Ah, rodzicielstwo! Ta piękna podróż, w której cisza nie oznacza chwili wytchnienia, tylko zapowiedź nadchodzącej apokalipsy. Dlaczego jest tak cicho? – pytałem siebie, z sercem walącym jak bęben. To nie było zwykłe milczenie. To była cisza przed burzą. Cisza, która szeptała — uciekaj, dopóki możesz.
Najdłuższe 30 sekund mojego życia? Przejście z kuchni do pokoju dziecięcego. Wystarczyło, by wyobraźnia podpowiedziała mi scenariusze:
- Czy młodsze dziecko właśnie zjada starsze?
- A może oba postanowiły zjeść chomika?
- Czy to możliwe, żeby w tak krótkim czasie pokryć całą podłogę kremem? Spoiler: TAK!
Pewnego dnia moje dzieci postanowiły zbadać pojemność opakowania kremu Nivea. Wyniki były imponujące. Okazało się, że jedno opakowanie wystarczy, by:
- Przemalować pokój na biało.
- Stworzyć nowy trend w makijażu.
- Udowodnić, że dziecko może być bardziej śliskie niż ryba na targu.

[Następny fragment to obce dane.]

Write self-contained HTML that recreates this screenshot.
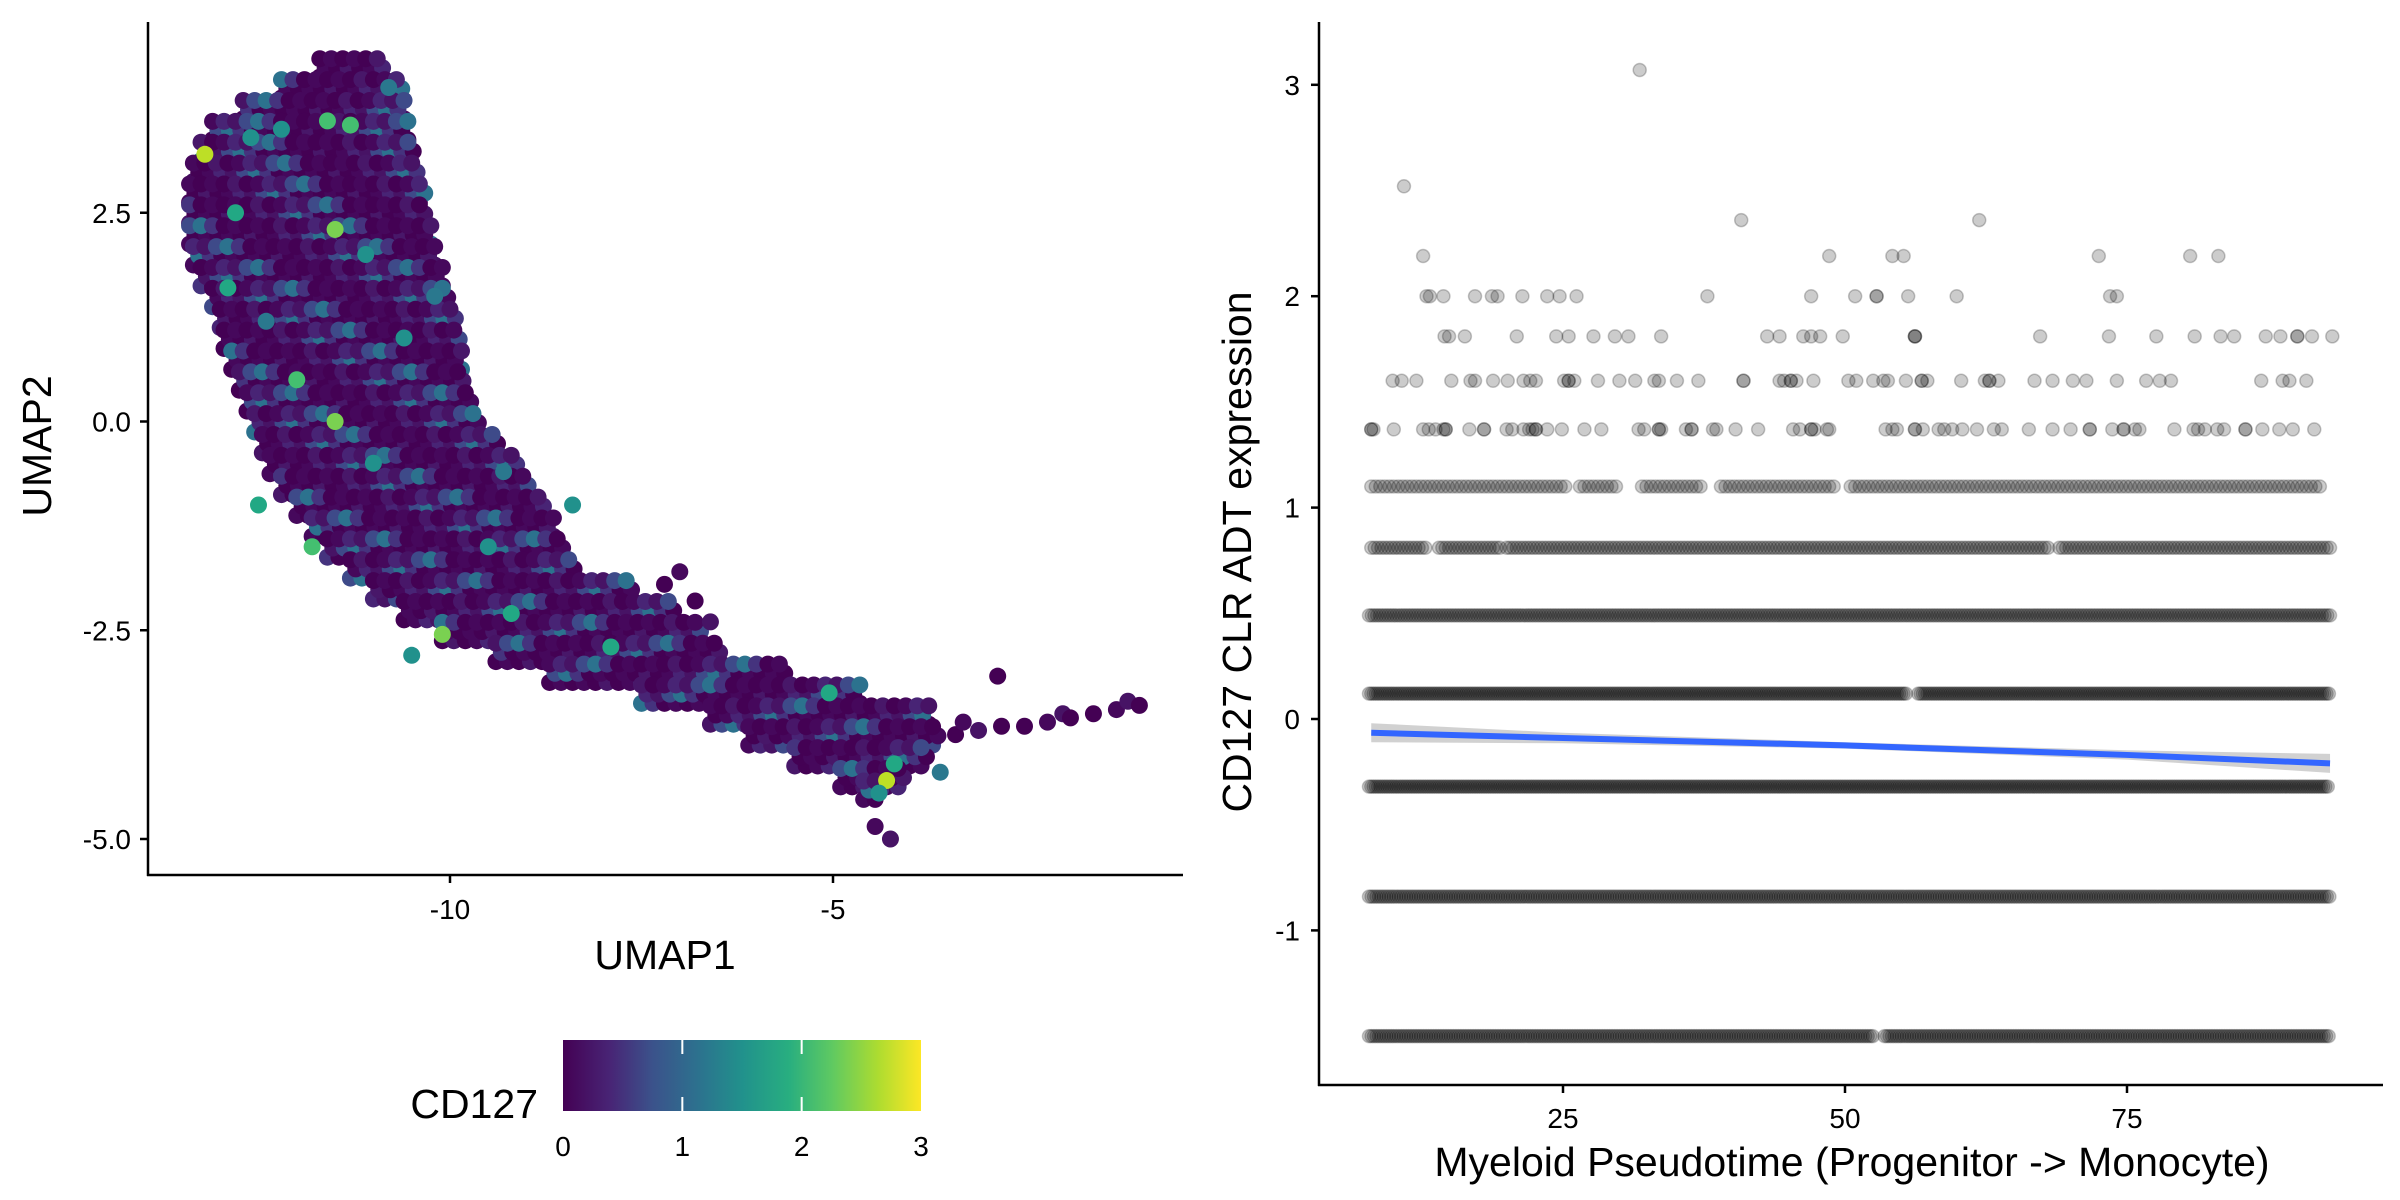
<!DOCTYPE html>
<html><head><meta charset="utf-8">
<style>
html,body{margin:0;padding:0;background:#fff;}
svg{display:block;font-family:"Liberation Sans",sans-serif;}
</style></head>
<body>
<svg id="fig" width="2400" height="1200" viewBox="0 0 2400 1200" xmlns="http://www.w3.org/2000/svg">
<defs>
<linearGradient id="viridis" x1="0" x2="1" y1="0" y2="0">
<stop offset="0" stop-color="#440154"/><stop offset="0.13" stop-color="#482475"/>
<stop offset="0.25" stop-color="#3b528b"/><stop offset="0.38" stop-color="#2c728e"/>
<stop offset="0.5" stop-color="#21918c"/><stop offset="0.63" stop-color="#28ae80"/>
<stop offset="0.75" stop-color="#5ec962"/><stop offset="0.88" stop-color="#addc30"/>
<stop offset="1" stop-color="#fde725"/></linearGradient>
</defs>
<g id="left"></g>
<g id="right"></g>
</svg>
<script>
// ---------- UMAP data ----------
const umapRowY =   [4.25,4.0,3.75,3.5,3.25,3.0,2.75,2.5,2.25,2.0,1.75,1.5,1.25,1.0,0.75,0.5,0.25,0,-0.25,-0.5,-0.75,-1.0,-1.25,-1.5,-1.75,-2.0,-2.25,-2.5,-2.75,-3.0,-3.25,-3.5,-3.75,-4.0,-4.25,-4.4];
const umapRowMin = [-11.7,-12.2,-12.7,-13.1,-13.25,-13.35,-13.4,-13.4,-13.4,-13.35,-13.25,-13.1,-13.0,-12.95,-12.85,-12.75,-12.65,-12.55,-12.45,-12.35,-12.2,-12.0,-11.8,-11.6,-11.3,-11.0,-10.6,-10.1,-9.4,-8.7,-7.5,-6.6,-6.1,-5.5,-4.9,-4.6];
const umapRowMax = [-10.8,-10.6,-10.55,-10.5,-10.45,-10.35,-10.3,-10.25,-10.2,-10.15,-10.05,-9.95,-9.9,-9.85,-9.8,-9.75,-9.65,-9.55,-9.35,-9.1,-8.9,-8.7,-8.6,-8.5,-8.3,-7.6,-7.0,-6.7,-6.4,-5.6,-4.6,-3.7,-3.6,-3.7,-4.0,-4.3];
const tailX = [-3.4,-3.3,-3.1,-2.8,-2.5,-2.2,-2.0,-1.9,-1.6,-1.3,-1.15,-1.0,-2.85,-4.45,-4.25,-7.2,-6.8,-7.0,-6.6];
const tailY = [-3.75,-3.6,-3.7,-3.65,-3.65,-3.6,-3.5,-3.55,-3.5,-3.45,-3.35,-3.4,-3.05,-4.85,-5.0,-1.95,-2.15,-1.8,-2.4];
const hiX = [-13.2,-11.5,-11.5,-10.1,-4.3,-11.6,-11.3,-12.8,-12.0,-11.8,-9.2,-7.9,-5.05,-4.2,-12.5,-10.6,-11.1,-12.9,-12.2,-10.8,-9.5,-4.4,-3.6,-9.3,-12.4,-11.0,-10.5,-12.6,-10.2,-8.4];
const hiY = [3.2,2.3,0.0,-2.55,-4.3,3.6,3.55,2.5,0.5,-1.5,-2.3,-2.7,-3.25,-4.1,-1.0,1.0,2.0,1.6,3.5,4.0,-1.5,-4.45,-4.2,-0.6,1.2,-0.5,-2.8,3.4,1.5,-1.0];
const hiV = [2.6,2.5,2.5,2.3,2.8,2.1,2.2,1.8,2.0,2.0,1.9,1.8,1.9,1.9,1.7,1.6,1.6,1.7,1.5,1.3,1.4,1.4,1.3,1.2,1.2,1.4,1.4,1.6,1.3,1.5];
const umapXTicks = [-10,-5];
const umapYTicks = [2.5,0.0,-2.5,-5.0];
const cbTicks = [0,1,2,3];

// ---------- pseudotime data ----------
const sparseLevels = [3.07,2.52,2.36,2.19,2.0,1.81,1.6,1.37];
const sparseX = [
 [31.8],
 [10.9],
 [40.8,61.9],
 [12.6,48.6,54.2,55.2,72.5,80.6,83.1],
 [12.9,13.2,14.4,17.2,18.7,19.2,21.4,23.6,24.7,26.2,37.8,47.0,50.9,52.8,52.8,55.6,59.9,73.5,74.1],
 [14.5,14.9,16.3,20.9,24.4,25.5,27.7,29.6,30.8,33.7,43.1,44.2,46.3,47.0,47.8,49.8,56.2,56.2,56.2,67.3,73.4,77.6,81.0,83.3,84.5,87.3,88.6,90.1,90.1,91.4,93.2],
 [9.9,10.7,12.0,15.1,16.8,17.2,18.8,20.1,21.5,22.1,22.6,25.1,25.5,25.5,26.0,28.1,30.0,31.4,33.1,33.5,35.1,37.0,41.0,41.0,44.2,44.6,45.2,45.2,45.7,47.2,50.3,51.0,52.5,53.4,53.8,55.4,56.8,56.8,57.3,60.3,62.4,62.8,62.8,63.6,66.8,68.4,70.2,71.4,74.1,76.7,77.9,78.9,86.9,88.8,89.4,90.9],
 [8.0,8.0,8.2,10.0,12.6,13.1,13.7,14.4,14.6,14.6,16.7,18.0,18.0,20.0,20.5,21.5,22.0,22.3,22.6,22.6,23.6,24.9,26.9,28.4,31.7,32.2,33.5,33.5,33.7,35.9,36.4,36.4,38.3,38.6,40.3,42.3,45.4,46.0,47.0,47.0,47.3,48.4,48.6,53.6,54.2,54.6,56.2,56.2,56.9,58.3,58.8,59.5,60.4,61.7,63.2,63.9,66.3,68.4,70.0,71.7,71.7,73.7,74.7,74.7,75.7,76.1,79.2,80.9,81.3,81.9,83.0,83.6,85.5,85.5,87.0,88.5,89.7,91.6]
];
const denseLevels = [1.1,0.81,0.49,0.12,-0.32,-0.84,-1.5];
const denseSegments = [
 [[8,25.5],[26.5,30],[32,37.5],[39,49],[50.5,92.5]],
 [[8,13],[14,19.5],[20,68],[69,93]],
 [[7.8,93]],
 [[7.8,55.5],[56.5,93]],
 [[7.8,93]],
 [[7.8,93]],
 [[7.8,52.5],[53.5,93]]
];
const denseStep = [0.4,0.3,0.24,0.2,0.2,0.22,0.22];
const smoothX = [8,25,50,75,93];
const smoothY = [-0.065,-0.09,-0.125,-0.17,-0.21];
const smoothSE = [0.045,0.025,0.015,0.022,0.045];
const ptXTicks = [25,50,75];
const ptYTicks = [3,2,1,0,-1];

const NS="http://www.w3.org/2000/svg";
function mk(parent,tag,attrs,text){const e=document.createElementNS(NS,tag);for(const k in attrs)e.setAttribute(k,attrs[k]);if(text!==undefined)e.textContent=text;parent.appendChild(e);return e;}
const viridis=["#440154","#482475","#414487","#355f8d","#2a788e","#21918c","#22a884","#44bf70","#7ad151","#bddf26","#fde725"];
function vcol(v){const t=Math.max(0,Math.min(1,v/3))*10;return viridis[Math.round(t)];}

// ---------- left panel ----------
const L=document.getElementById('left');
const ux=v=>450+(v+10)*76.6, uy=v=>421.5-v*83.5;
const body=mk(L,'g',{});


const shades=["#440154","#46085c","#471365","#440154","#45337e","#46085c","#440154","#3e4a89","#481769","#440154","#482475","#46085c","#2c728e"];
umapRowY.forEach((y,r)=>{
  let j=0;
  for(let yy=y-0.125;yy<y+0.125;yy+=0.11){
    let i=0;
    for(let xx=umapRowMin[r]+(j%2)*0.07;xx<=umapRowMax[r];xx+=0.15){
      const c=mk(body,'circle',{cx:ux(xx),cy:uy(yy),r:8.5,fill:shades[(i*5+j*11+r*3)%shades.length]});
      
      
      i++;
    }
    j++;
  }
});
tailX.forEach((x,k)=>{const c=mk(body,'circle',{cx:ux(x),cy:uy(tailY[k]),r:8.5,fill:shades[k%4]});
  
  });
hiX.forEach((x,k)=>{const c=mk(body,'circle',{cx:ux(x),cy:uy(hiY[k]),r:8.5,fill:vcol(hiV[k])});
  
  });
let a=mk(L,'line',{x1:148,y1:22,x2:148,y2:876,stroke:'#000','stroke-width':2.5});

a=mk(L,'line',{x1:147,y1:875,x2:1183,y2:875,stroke:'#000','stroke-width':2.5});

umapXTicks.forEach(t=>{mk(L,'line',{x1:ux(t),y1:875,x2:ux(t),y2:883,stroke:'#000','stroke-width':2.5});
  const tx=mk(L,'text',{x:ux(t),y:919,'font-size':28,'text-anchor':'middle',fill:'#000'},String(t));
  });
umapYTicks.forEach(t=>{mk(L,'line',{x1:140,y1:uy(t),x2:148,y2:uy(t),stroke:'#000','stroke-width':2.5});
  const tx=mk(L,'text',{x:131,y:uy(t)+10,'font-size':28,'text-anchor':'end',fill:'#000'},t.toFixed(1));
  });
let t=mk(L,'text',{x:665,y:969,'font-size':41,'text-anchor':'middle'},'UMAP1');

t=mk(L,'text',{x:51,y:446,'font-size':41,'text-anchor':'middle',transform:'rotate(-90 51 446)'},'UMAP2');

// colorbar
const cb=mk(L,'g',{});

const cx=v=>563+v*(921-563)/3;
mk(cb,'rect',{x:563,y:1040,width:358,height:71,fill:'url(#viridis)'});
cbTicks.forEach(v=>{
  if(v>0&&v<3){mk(cb,'line',{x1:cx(v),y1:1040,x2:cx(v),y2:1054,stroke:'#fff','stroke-width':2});
    mk(cb,'line',{x1:cx(v),y1:1097,x2:cx(v),y2:1111,stroke:'#fff','stroke-width':2});}
  const tl=mk(cb,'text',{x:cx(v),y:1156,'font-size':28,'text-anchor':'middle'},String(v));
  
});
t=mk(cb,'text',{x:538,y:1118,'font-size':41,'text-anchor':'end'},'CD127');


// ---------- right panel ----------
const R=document.getElementById('right');
const px=v=>1563+(v-25)*11.28, py=v=>719-v*211.4;
const pts=mk(R,'g',{fill:'rgba(0,0,0,0.2)',stroke:'rgba(0,0,0,0.22)','stroke-width':1.5});

denseLevels.forEach((lv,i)=>{
  denseSegments[i].forEach(seg=>{
    for(let x=seg[0];x<=seg[1];x+=denseStep[i]){
      const c=mk(pts,'circle',{cx:px(x),cy:py(lv),r:6.5});
      
      
    }
  });
});
sparseLevels.forEach((lv,i)=>{
  sparseX[i].forEach(x=>{
    const c=mk(pts,'circle',{cx:px(x),cy:py(lv),r:6.5});
    
    
  });
});
let up='',lo='',ln='';
smoothX.forEach((x,i)=>{up+=(i?'L':'M')+px(x)+','+py(smoothY[i]+smoothSE[i]);ln+=(i?'L':'M')+px(x)+','+py(smoothY[i]);});
for(let i=smoothX.length-1;i>=0;i--)lo+='L'+px(smoothX[i])+','+py(smoothY[i]-smoothSE[i]);
let p=mk(R,'path',{d:up+lo+'Z',fill:'rgba(153,153,153,0.45)'});

p=mk(R,'path',{d:ln,fill:'none',stroke:'#3366FF','stroke-width':6});

a=mk(R,'line',{x1:1319,y1:22,x2:1319,y2:1086,stroke:'#000','stroke-width':2.5});

a=mk(R,'line',{x1:1318,y1:1085,x2:2383,y2:1085,stroke:'#000','stroke-width':2.5});

ptXTicks.forEach(v=>{mk(R,'line',{x1:px(v),y1:1085,x2:px(v),y2:1093,stroke:'#000','stroke-width':2.5});
  const tx=mk(R,'text',{x:px(v),y:1128,'font-size':28,'text-anchor':'middle'},String(v));
  });
ptYTicks.forEach(v=>{mk(R,'line',{x1:1311,y1:py(v),x2:1319,y2:py(v),stroke:'#000','stroke-width':2.5});
  const tx=mk(R,'text',{x:1300,y:py(v)+10,'font-size':28,'text-anchor':'end'},String(v));
  });
t=mk(R,'text',{x:1852,y:1176,'font-size':41,'text-anchor':'middle'},'Myeloid Pseudotime (Progenitor -> Monocyte)');

t=mk(R,'text',{x:1251,y:552,'font-size':41,'text-anchor':'middle',transform:'rotate(-90 1251 552)'},'CD127 CLR ADT expression');

</script>
</body></html>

Szacunek dla producenta – to musi być jakaś magia, że tyle kremu zmieścili w tak małym opakowaniu.
Dziś, gdy moje pociechy to już nastolatki, z nosami w telefonach i aurą — nie zawracaj mi głowy, czasem łapię się na tym, że tęsknię. Tak, tęsknię za tym dreszczykiem.
Rodzicielstwo to jedyna rola, w której katastrofa to nie — czy. To — kiedy. I mimo wszystko – uwielbiam każdą jej minutę. No, prawie każdą.